Where Does the Decedent Live?

The first issue that must be met to probate a will in New Jersey is the domicile of the decedent.  A domicile is more than a home.  It is the location where the decedent intended to be his fixed home.  It is easy to imagine many people who have several homes in other states that they use for vacation and so on.  However, each person only has one diomicile.  It is the intent of the decedent that counts.

States will sometimes fight over the location of the place of domicile when estate or transfer taxes are being determined.  Facts looked at to determine location of domicile will most often include the following considerations:

  • Voting records
  • Driver's license address
  • Address set forth in the will
  • Length of time spent in each state
  • Decedent's place of work
  • Address on Form 1040 income tax
  • Location where the decedent died and was buried
  • Any other fact that may tend to prove the intent of the decedent.
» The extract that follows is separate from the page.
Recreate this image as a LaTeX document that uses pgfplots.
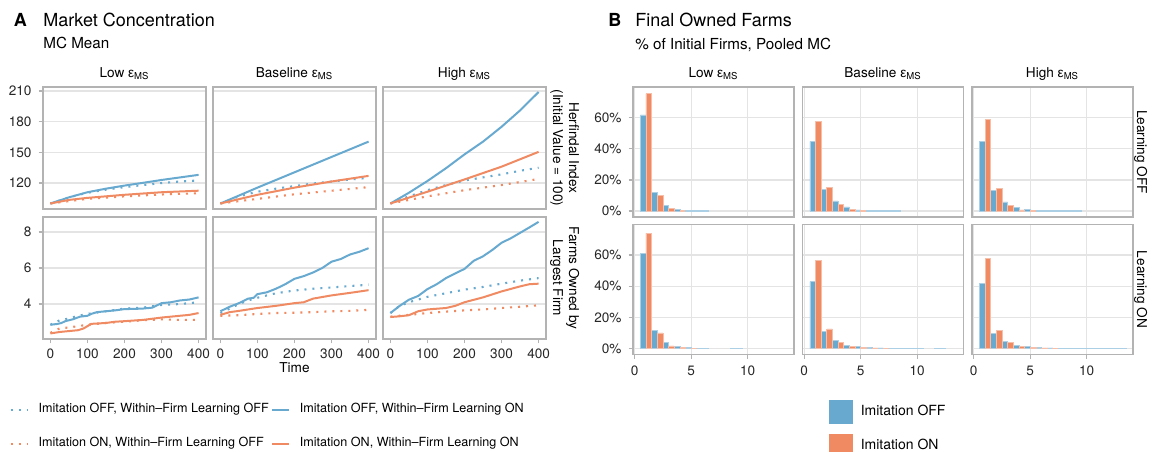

In later comments we will discuss the issue of capacity of the decedent.  This usually refers to the mental ability of the deceased to understand the estate and who the heirs will be pursuant to the terms of the will.  The issue of capacity has been discussed in New Jersey courts in relation to the ability of an incapacitated person to change their domicile.  Since the issue is one of intent, a person has to be capable of choosing a new domicile before it will be found by the court.  Matter of Jacobs, 315 N.J. Super 189 (CH.Div.1998).